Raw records
◆ ◆ ◆ ◆
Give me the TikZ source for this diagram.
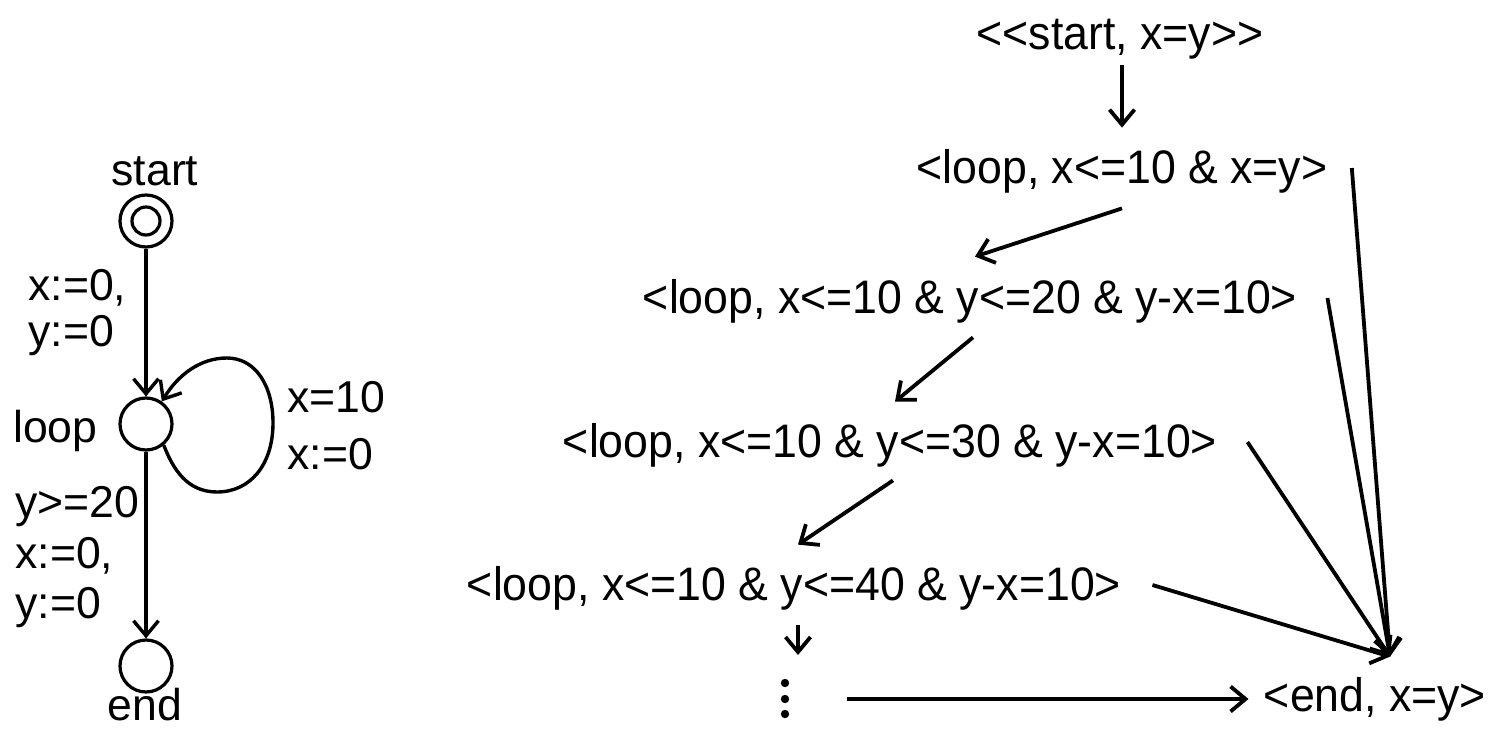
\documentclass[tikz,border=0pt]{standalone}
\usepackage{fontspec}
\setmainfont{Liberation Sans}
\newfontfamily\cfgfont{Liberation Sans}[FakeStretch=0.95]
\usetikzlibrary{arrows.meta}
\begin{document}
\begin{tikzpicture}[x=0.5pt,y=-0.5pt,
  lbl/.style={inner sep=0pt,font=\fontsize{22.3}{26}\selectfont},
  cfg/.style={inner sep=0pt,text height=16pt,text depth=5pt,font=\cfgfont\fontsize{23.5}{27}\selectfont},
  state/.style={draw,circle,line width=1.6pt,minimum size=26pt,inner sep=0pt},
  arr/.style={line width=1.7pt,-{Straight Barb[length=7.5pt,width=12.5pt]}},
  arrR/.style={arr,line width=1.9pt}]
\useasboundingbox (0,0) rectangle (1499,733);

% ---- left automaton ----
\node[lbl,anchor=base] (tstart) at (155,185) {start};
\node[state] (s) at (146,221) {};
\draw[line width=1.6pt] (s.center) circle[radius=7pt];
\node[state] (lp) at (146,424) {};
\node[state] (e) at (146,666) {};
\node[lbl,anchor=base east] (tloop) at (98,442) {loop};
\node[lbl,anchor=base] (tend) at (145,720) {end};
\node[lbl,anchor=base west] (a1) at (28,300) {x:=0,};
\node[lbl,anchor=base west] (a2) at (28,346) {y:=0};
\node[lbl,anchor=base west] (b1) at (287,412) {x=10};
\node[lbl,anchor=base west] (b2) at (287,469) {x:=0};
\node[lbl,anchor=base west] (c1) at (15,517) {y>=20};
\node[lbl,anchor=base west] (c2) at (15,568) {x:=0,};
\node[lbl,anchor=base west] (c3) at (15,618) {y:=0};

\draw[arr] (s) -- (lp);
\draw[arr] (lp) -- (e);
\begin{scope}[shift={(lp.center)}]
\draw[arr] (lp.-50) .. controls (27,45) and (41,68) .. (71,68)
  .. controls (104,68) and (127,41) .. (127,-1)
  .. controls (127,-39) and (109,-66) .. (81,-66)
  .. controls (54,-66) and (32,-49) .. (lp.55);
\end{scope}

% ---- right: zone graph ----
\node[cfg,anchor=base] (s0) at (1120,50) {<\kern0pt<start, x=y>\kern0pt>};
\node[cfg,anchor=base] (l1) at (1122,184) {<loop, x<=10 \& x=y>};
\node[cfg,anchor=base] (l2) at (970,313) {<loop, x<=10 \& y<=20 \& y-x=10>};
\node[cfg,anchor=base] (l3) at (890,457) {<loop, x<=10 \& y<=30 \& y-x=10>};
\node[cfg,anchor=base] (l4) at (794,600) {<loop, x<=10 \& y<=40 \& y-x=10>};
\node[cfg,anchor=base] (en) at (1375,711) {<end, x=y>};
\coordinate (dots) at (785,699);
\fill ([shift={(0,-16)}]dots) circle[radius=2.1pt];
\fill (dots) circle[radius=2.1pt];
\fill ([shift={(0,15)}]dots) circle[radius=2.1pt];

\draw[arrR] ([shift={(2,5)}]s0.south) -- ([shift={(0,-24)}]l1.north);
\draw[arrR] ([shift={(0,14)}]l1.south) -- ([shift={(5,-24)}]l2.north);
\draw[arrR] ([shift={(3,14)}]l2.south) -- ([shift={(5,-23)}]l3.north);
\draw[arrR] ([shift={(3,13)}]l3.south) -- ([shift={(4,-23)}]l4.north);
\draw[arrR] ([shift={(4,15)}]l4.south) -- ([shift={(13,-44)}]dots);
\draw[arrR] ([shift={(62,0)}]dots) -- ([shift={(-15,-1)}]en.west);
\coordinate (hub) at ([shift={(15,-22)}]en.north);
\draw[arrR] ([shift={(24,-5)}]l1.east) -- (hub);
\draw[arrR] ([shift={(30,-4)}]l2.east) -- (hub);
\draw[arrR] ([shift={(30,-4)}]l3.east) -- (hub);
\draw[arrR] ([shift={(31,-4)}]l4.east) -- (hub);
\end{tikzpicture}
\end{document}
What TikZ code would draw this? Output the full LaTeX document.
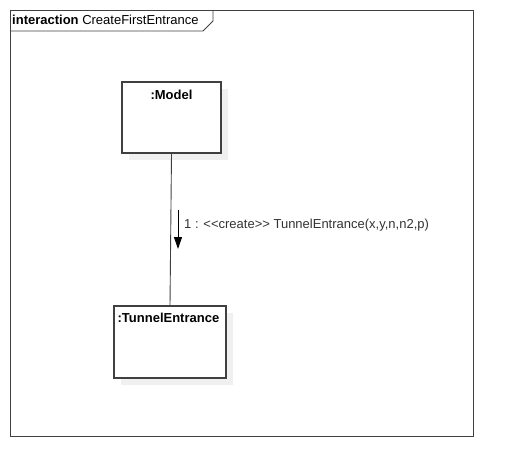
◆ ◆ ◆ ◆
Copy every record character for character. Skip the pictures.

Give me the TikZ source for this diagram.
\documentclass[tikz,border=0pt]{standalone}
\usepackage{fontspec}
\setmainfont{Liberation Sans}
\newfontfamily\cfgfont{Liberation Sans}[FakeStretch=0.95]
\usetikzlibrary{arrows.meta}
\begin{document}
\begin{tikzpicture}[x=0.5pt,y=-0.5pt,
  lbl/.style={inner sep=0pt,font=\fontsize{22.3}{26}\selectfont},
  cfg/.style={inner sep=0pt,text height=16pt,text depth=5pt,font=\cfgfont\fontsize{23.5}{27}\selectfont},
  state/.style={draw,circle,line width=1.6pt,minimum size=26pt,inner sep=0pt},
  arr/.style={line width=1.7pt,-{Straight Barb[length=7.5pt,width=12.5pt]}},
  arrR/.style={arr,line width=1.9pt}]
\useasboundingbox (0,0) rectangle (1499,733);

% ---- left automaton ----
\node[lbl,anchor=base] (tstart) at (155,185) {start};
\node[state] (s) at (146,221) {};
\draw[line width=1.6pt] (s.center) circle[radius=7pt];
\node[state] (lp) at (146,424) {};
\node[state] (e) at (146,666) {};
\node[lbl,anchor=base east] (tloop) at (98,442) {loop};
\node[lbl,anchor=base] (tend) at (145,720) {end};
\node[lbl,anchor=base west] (a1) at (28,300) {x:=0,};
\node[lbl,anchor=base west] (a2) at (28,346) {y:=0};
\node[lbl,anchor=base west] (b1) at (287,412) {x=10};
\node[lbl,anchor=base west] (b2) at (287,469) {x:=0};
\node[lbl,anchor=base west] (c1) at (15,517) {y>=20};
\node[lbl,anchor=base west] (c2) at (15,568) {x:=0,};
\node[lbl,anchor=base west] (c3) at (15,618) {y:=0};

\draw[arr] (s) -- (lp);
\draw[arr] (lp) -- (e);
\begin{scope}[shift={(lp.center)}]
\draw[arr] (lp.-50) .. controls (27,45) and (41,68) .. (71,68)
  .. controls (104,68) and (127,41) .. (127,-1)
  .. controls (127,-39) and (109,-66) .. (81,-66)
  .. controls (54,-66) and (32,-49) .. (lp.55);
\end{scope}

% ---- right: zone graph ----
\node[cfg,anchor=base] (s0) at (1120,50) {<\kern0pt<start, x=y>\kern0pt>};
\node[cfg,anchor=base] (l1) at (1122,184) {<loop, x<=10 \& x=y>};
\node[cfg,anchor=base] (l2) at (970,313) {<loop, x<=10 \& y<=20 \& y-x=10>};
\node[cfg,anchor=base] (l3) at (890,457) {<loop, x<=10 \& y<=30 \& y-x=10>};
\node[cfg,anchor=base] (l4) at (794,600) {<loop, x<=10 \& y<=40 \& y-x=10>};
\node[cfg,anchor=base] (en) at (1375,711) {<end, x=y>};
\coordinate (dots) at (785,699);
\fill ([shift={(0,-16)}]dots) circle[radius=2.1pt];
\fill (dots) circle[radius=2.1pt];
\fill ([shift={(0,15)}]dots) circle[radius=2.1pt];

\draw[arrR] ([shift={(2,5)}]s0.south) -- ([shift={(0,-24)}]l1.north);
\draw[arrR] ([shift={(0,14)}]l1.south) -- ([shift={(5,-24)}]l2.north);
\draw[arrR] ([shift={(3,14)}]l2.south) -- ([shift={(5,-23)}]l3.north);
\draw[arrR] ([shift={(3,13)}]l3.south) -- ([shift={(4,-23)}]l4.north);
\draw[arrR] ([shift={(4,15)}]l4.south) -- ([shift={(13,-44)}]dots);
\draw[arrR] ([shift={(62,0)}]dots) -- ([shift={(-15,-1)}]en.west);
\coordinate (hub) at ([shift={(15,-22)}]en.north);
\draw[arrR] ([shift={(24,-5)}]l1.east) -- (hub);
\draw[arrR] ([shift={(30,-4)}]l2.east) -- (hub);
\draw[arrR] ([shift={(30,-4)}]l3.east) -- (hub);
\draw[arrR] ([shift={(31,-4)}]l4.east) -- (hub);
\end{tikzpicture}
\end{document}
What TikZ code would draw this? Output the full LaTeX document.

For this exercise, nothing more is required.